The Cultural Appropriation Brigade has now decided that dreadlocks cannot be worn by white men.We know this because a video has gone viral, in which a female African-American student at San Francisco State University called Bonita Tindle seems to attack a white man with dreads called Cory Goldstein. In the video – which has been viewed more than three million times – Tindle says Goldstein cannot have dreads, as the hairstyle comes from ‘my culture’.
Yes, it’s another nontroversy, a microstorm in an unwashed student teacup. But perhaps it’s time to stop this before it mutates into something more dangerous. So let’s get really pedantic: what ownership do African Americans like Tindle actually have on dreadlocks? In the video, Cory argues that the favoured hairstyle of Rastas, crusties and tramps originates from ancient Egypt. He’s partly right.
The pharaohs wore dreads, but their first literary mention is said to be in the Hindu Vedic scriptures dating from around 1700BC. The God Shiva wore ‘matted’ dreadlocks. So it is perhaps the Indians who have the dubious honour of ‘inventing’ dreadlocks, and we could reasonably conclude that the African Egyptians culturally appropriated dreads from them.
Next came the ancient Greeks. In the Archaic period of 800-480BC, sculptures show men wearing dreads. The pharaohs wore dreads, and in the Bible, Samson, perhaps the most famous long-haired geezer of them all, had ‘seven locks’. Next came the Vikings, proving dreads weren’t always about peace and love, man. And Rastafarianism wasn’t even created until the 1930s in Ethiopia.
Now while I’m no Mary Beard, even I can work out the pharaohs pre-dated the Rastas. So by the cultural appropriationist’s absurd logic, does it mean Bob Marley was a closet racist for stealing Shiva’s hairstyle?
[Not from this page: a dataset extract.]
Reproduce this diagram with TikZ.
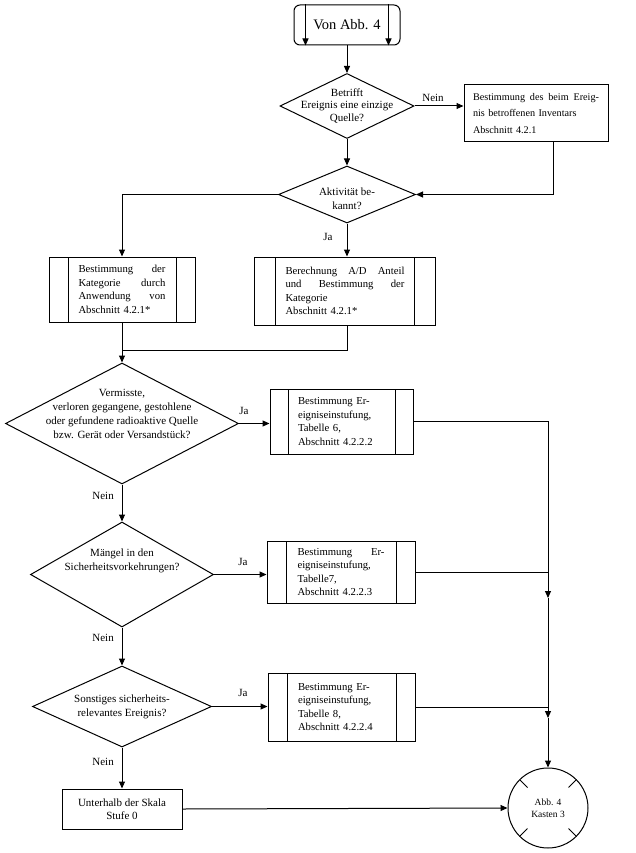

Naturally, this is preposterously pedantic, and almost certainly factually incorrect. There is a fair-to-middling chance that early cavemen’s hair had matted into dreads millennia before Shiva. But with these people you’ve got to fight fire with fire.
For their reductive mindset seems to be: let’s trace everything back to its very beginning, then ban the rest of the world from appropriating it. So let’s give India its dreadlocks back. Brighton will be a cheerier place, as fewer people will smell like damp sheepdogs. And, painful as it may be, we may as well kiss goodbye to curry.
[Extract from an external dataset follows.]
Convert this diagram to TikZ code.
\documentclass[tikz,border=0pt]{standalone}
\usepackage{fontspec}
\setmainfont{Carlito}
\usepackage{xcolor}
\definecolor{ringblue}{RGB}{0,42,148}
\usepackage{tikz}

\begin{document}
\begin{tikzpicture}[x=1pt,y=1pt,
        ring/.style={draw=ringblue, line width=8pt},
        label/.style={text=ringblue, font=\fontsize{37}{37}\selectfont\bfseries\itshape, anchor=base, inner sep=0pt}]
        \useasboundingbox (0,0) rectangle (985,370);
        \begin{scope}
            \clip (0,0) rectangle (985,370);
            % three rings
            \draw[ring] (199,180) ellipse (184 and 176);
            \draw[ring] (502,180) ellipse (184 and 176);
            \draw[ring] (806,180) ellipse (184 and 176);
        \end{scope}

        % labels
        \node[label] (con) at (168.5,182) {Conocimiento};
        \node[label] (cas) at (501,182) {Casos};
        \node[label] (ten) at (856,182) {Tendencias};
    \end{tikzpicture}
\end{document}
But it would only be fair to ask for a few things in return – stuff India ‘culturally appropriated’ from Britain. Let’s start with the civil service and a world-renowned train system. Not forgetting the establishment of English law and language. Oh, and cricket, especially as the Indians have a pesky habit of beating us at our own game.
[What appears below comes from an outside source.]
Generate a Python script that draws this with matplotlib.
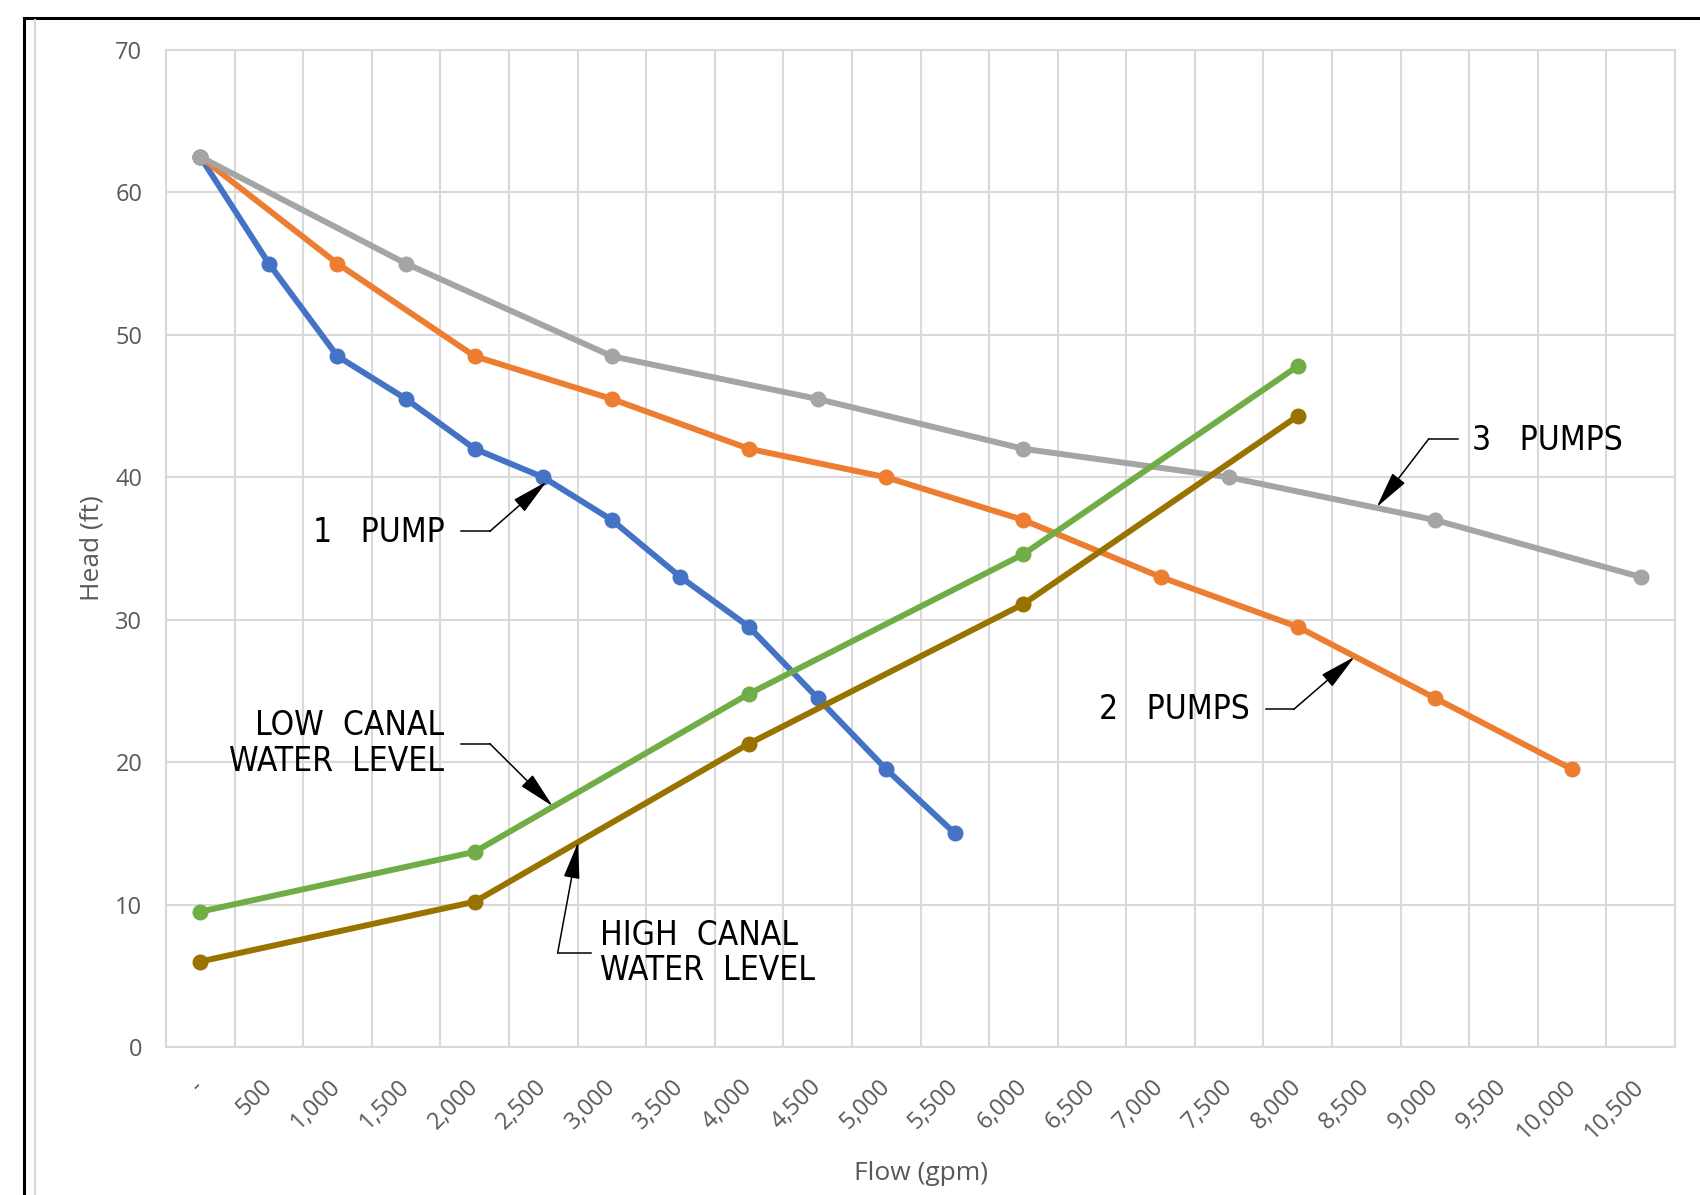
import matplotlib
matplotlib.use("Agg")
import numpy as np
import matplotlib.pyplot as plt
from matplotlib.lines import Line2D

# === DATA: pump curves vs system curves ===
flow_labels = ["-", "500", "1,000", "1,500", "2,000", "2,500", "3,000", "3,500",
               "4,000", "4,500", "5,000", "5,500", "6,000", "6,500", "7,000",
               "7,500", "8,000", "8,500", "9,000", "9,500", "10,000", "10,500"]

N = None
one_pump = [62.5, 55, 48.5, 45.5, 42, 40, 37, 33, 29.5, 24.5, 19.5, 15,
            N, N, N, N, N, N, N, N, N, N]
two_pumps = [62.5, N, 55, N, 48.5, N, 45.5, N, 42, N, 40, N,
             37, N, 33, N, 29.5, N, 24.5, N, 19.5, N]
three_pumps = [62.5, N, N, 55, N, N, 48.5, N, N, 45.5, N, N,
               42, N, N, 40, N, N, 37, N, N, 33]
low_canal = [9.5, N, N, N, 13.7, N, N, N, 24.8, N, N, N,
             34.6, N, N, N, 47.8, N, N, N, N, N]
high_canal = [6.0, N, N, N, 10.2, N, N, N, 21.3, N, N, N,
              31.1, N, N, N, 44.3, N, N, N, N, N]

TICK_FONT = "Open Sans"
NOTE_FONT = ["Liberation Sans Narrow", "DejaVu Sans"]
GRID = "#d9d9d9"
TXT = "#595959"

fig = plt.figure(figsize=(17, 11.95), dpi=100)
ax = fig.add_axes([166 / 1700, 1 - 1047 / 1195, (1675 - 166) / 1700, (1047 - 50) / 1195])

x = np.arange(len(flow_labels))
series = [
    (one_pump, "#4472C4"),
    (two_pumps, "#ED7D31"),
    (three_pumps, "#A5A5A5"),
    (low_canal, "#70AD47"),
    (high_canal, "#997300"),
]
for vals, col in series:
    y = np.array([np.nan if v is None else v for v in vals], dtype=float)
    m = ~np.isnan(y)
    ax.plot(x[m], y[m], color=col, lw=4.3, marker="o", ms=10.5,
            solid_capstyle="round", zorder=3)

ax.set_xlim(-0.5, len(flow_labels) - 0.5)
ax.set_ylim(0, 70)
ax.set_yticks(np.arange(0, 71, 10))
ax.set_xticks(x)
ax.set_xticklabels(flow_labels, rotation=45, ha="right", va="center",
                   rotation_mode="anchor")
ax.set_xticks(np.arange(-0.5, len(flow_labels)), minor=True)
ax.grid(False)
ax.grid(True, which="minor", axis="x", color=GRID, lw=1.5)
ax.grid(True, which="major", axis="y", color=GRID, lw=1.5)
ax.set_axisbelow(True)
for s in ax.spines.values():
    s.set_color(GRID)
    s.set_linewidth(1.5)
ax.tick_params(which="both", length=0)
ax.tick_params(axis="x", pad=26)
ax.tick_params(axis="y", pad=17)
for lab in ax.get_xticklabels() + ax.get_yticklabels():
    lab.set_fontfamily(TICK_FONT)
    lab.set_fontsize(17)
    lab.set_color(TXT)

fig.text(92 / 1700, 1 - 548 / 1195, "Head (ft)", rotation=90, ha="center", va="center",
         fontsize=19, color=TXT, family=TICK_FONT)
fig.text(921 / 1700, 1 - 1174 / 1195, "Flow (gpm)", ha="center", va="center",
         fontsize=19, color=TXT, family=TICK_FONT)


def leader(label, text_xy, ha, start, knee, tip):
    ax.text(text_xy[0], text_xy[1], label, ha=ha, va="center", multialignment=ha,
            fontsize=24, family=NOTE_FONT, fontstretch="condensed", color="black",
            linespacing=1.1, zorder=5)
    ax.plot([start[0], knee[0]], [start[1], knee[1]], color="black", lw=1.1, zorder=5)
    ax.annotate("", xy=tip, xytext=knee, zorder=5,
                arrowprops=dict(arrowstyle="-|>,head_length=1.15,head_width=0.25",
                                mutation_scale=20, color="black", lw=1.1,
                                shrinkA=0, shrinkB=0))


leader("1   PUMP", (3.57, 36.1), "right", (3.80, 36.2), (4.22, 36.2), (5.05, 39.7))
leader("LOW  CANAL\nWATER  LEVEL", (3.55, 21.3), "right", (3.80, 21.3), (4.22, 21.3), (5.14, 16.9))
leader("HIGH  CANAL\nWATER  LEVEL", (5.83, 6.6), "left", (5.70, 6.6), (5.21, 6.6), (5.51, 14.4))
leader("2   PUMPS", (15.30, 23.7), "right", (15.53, 23.7), (15.94, 23.7), (16.83, 27.4))
leader("3   PUMPS", (18.54, 42.6), "left", (18.33, 42.7), (17.91, 42.7), (17.15, 37.9))

# outer frame (black) and chart-area edge (light gray)
fig.add_artist(Line2D([24 / 1700, 24 / 1700], [0, 1 - 18 / 1195], transform=fig.transFigure,
                      color="black", lw=2.2))
fig.add_artist(Line2D([24 / 1700, 1], [1 - 18 / 1195, 1 - 18 / 1195], transform=fig.transFigure,
                      color="black", lw=2.2))
fig.add_artist(Line2D([35 / 1700, 35 / 1700], [0, 1 - 20 / 1195], transform=fig.transFigure,
                      color=GRID, lw=1.5))

fig.savefig("out.png", dpi=100)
Nonsense, of course, but where does this crusade against ‘cultural appropriation’ end? Taken to its illogical extreme, will eating an Israeli-grown avocado mean you effectively fund the war on Hamas? Does drinking Russian vodka mean you rubber-stamp Putin bombing Syrian hospitals? Oh, please. It’s time to put a cork in this – ethically sourced from Portugal, of course.